Addiction is a persistent problem in this country, with more than one in 20 women living with a substance abuse disorder. The effects of a serious addiction, whether it’s to opioids, stimulants, or alcohol, can be devastating.

LSC’s newest program, Kinard Manor Recovery, was created to help women overcome addiction through an abstinence-based social model addiction recovery program.

Located in Greenwood, S.C., Kinard Manor Recovery held a ribbon-cutting June 20 to celebrate its opening. Dozens of friends and supporters toured the recently refurbished home, which can accommodate 10 women in recovery. The home will provide a sober living environment for women to grow alongside peers experiencing similar challenges with the support of a live-in house manager.

Inside of the house
A refurbished Kinard Manor is ready to accommodate 10 women in recovery.

Kinard Manor Recovery is a unique partnership between LSC and the volunteers of Restoration Chapel. Restoration Chapel of the South Carolina Synod will provide spiritual direction, growth, and holistic healing to the women in recovery.

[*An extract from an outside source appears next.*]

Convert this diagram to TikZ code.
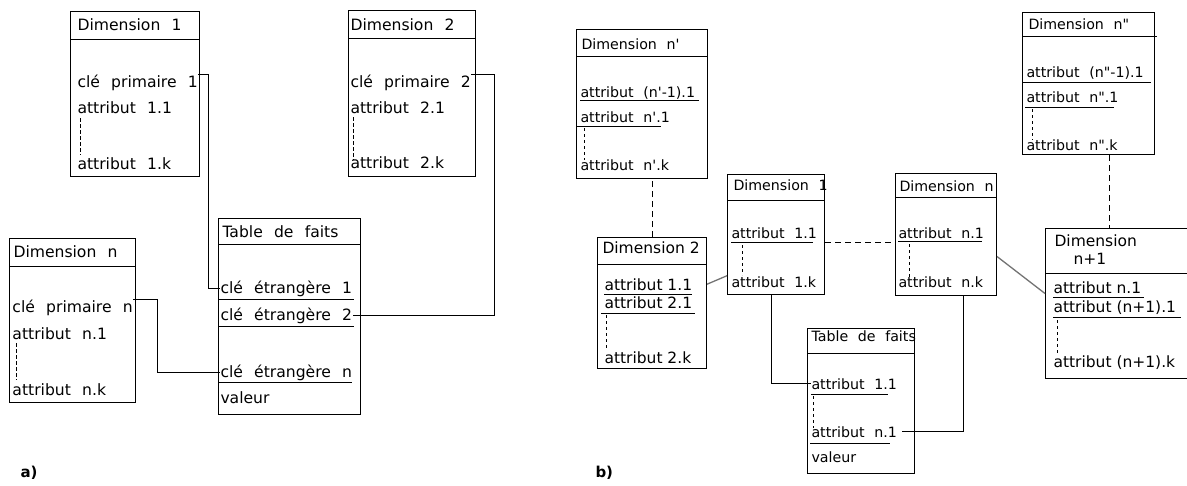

“The idea of 10 women living together with a house manager is what’s called a social model of recovery,” LSC South Carolina Business Developer Rachael Fulmer said. “You keep each other accountable because you are all going through the same experience together.”

According to Fulmer, there are an abundance of recovery homes for men in South Carolina, but not for women. She says Kinard Manor will serve women from all across the state.

Residents are expected to follow house rules, attend daily meetings, secure a sponsor, find employment, and work a recovery program.

House Manager Ashley Meyer will help residents with their physical, social, and emotional needs. Services include mentoring, goal setting, financial planning, assistance in finding employment, and help with transportation.

Meyer has lived in a recovery home like this one and has been sober for two years. She is looking forward to using her experience to assist the women on their road to recovery.

“I learned structure. I got back into working again. Living in the recovery home gave me that push. It was also just knowing that I wasn’t alone and there were other people who understood me,” Meyer said. “I’m looking forward to getting to know the women.”